## Begin Available records
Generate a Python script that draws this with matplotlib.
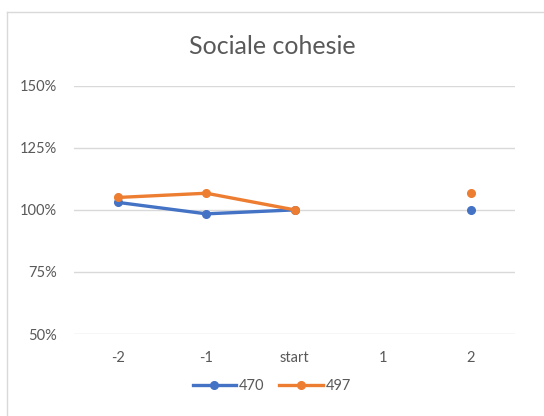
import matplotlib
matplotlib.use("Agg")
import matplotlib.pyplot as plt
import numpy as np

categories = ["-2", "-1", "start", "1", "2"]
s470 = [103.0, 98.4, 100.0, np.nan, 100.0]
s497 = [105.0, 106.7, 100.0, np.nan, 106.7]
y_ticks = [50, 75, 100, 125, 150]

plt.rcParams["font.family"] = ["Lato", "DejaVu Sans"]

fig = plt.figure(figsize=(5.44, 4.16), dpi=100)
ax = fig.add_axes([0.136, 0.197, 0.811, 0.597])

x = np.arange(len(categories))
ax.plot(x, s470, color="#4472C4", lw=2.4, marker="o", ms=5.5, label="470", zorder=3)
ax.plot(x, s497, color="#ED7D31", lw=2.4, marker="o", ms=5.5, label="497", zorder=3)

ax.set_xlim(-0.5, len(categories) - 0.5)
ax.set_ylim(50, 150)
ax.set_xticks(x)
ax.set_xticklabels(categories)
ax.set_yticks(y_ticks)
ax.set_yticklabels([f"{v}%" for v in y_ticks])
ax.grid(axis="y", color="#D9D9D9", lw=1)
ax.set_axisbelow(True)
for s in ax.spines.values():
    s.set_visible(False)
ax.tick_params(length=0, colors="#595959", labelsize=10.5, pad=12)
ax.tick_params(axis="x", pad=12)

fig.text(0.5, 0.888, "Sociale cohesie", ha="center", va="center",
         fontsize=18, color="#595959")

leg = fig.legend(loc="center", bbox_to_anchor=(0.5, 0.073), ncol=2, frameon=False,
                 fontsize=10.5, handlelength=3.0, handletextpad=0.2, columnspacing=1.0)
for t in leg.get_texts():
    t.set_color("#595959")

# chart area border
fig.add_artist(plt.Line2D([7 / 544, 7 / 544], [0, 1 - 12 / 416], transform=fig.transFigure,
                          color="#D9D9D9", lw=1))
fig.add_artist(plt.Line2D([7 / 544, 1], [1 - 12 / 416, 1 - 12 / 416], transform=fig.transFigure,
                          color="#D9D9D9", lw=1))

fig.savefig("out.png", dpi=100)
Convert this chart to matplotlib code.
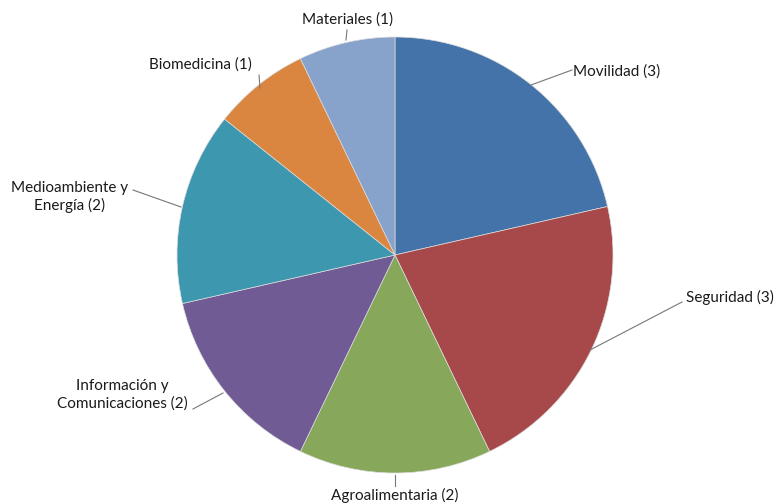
## End Available records
### Requirements:
Omit every picture, and please return the entries exactly from the first line through the line with "y_ticks = [50, 75, 100, 125, 150]", both included.

### Complete answer:
Generate a Python script that draws this with matplotlib.
import matplotlib
matplotlib.use("Agg")
import matplotlib.pyplot as plt
import numpy as np

categories = ["-2", "-1", "start", "1", "2"]
s470 = [103.0, 98.4, 100.0, np.nan, 100.0]
s497 = [105.0, 106.7, 100.0, np.nan, 106.7]
y_ticks = [50, 75, 100, 125, 150]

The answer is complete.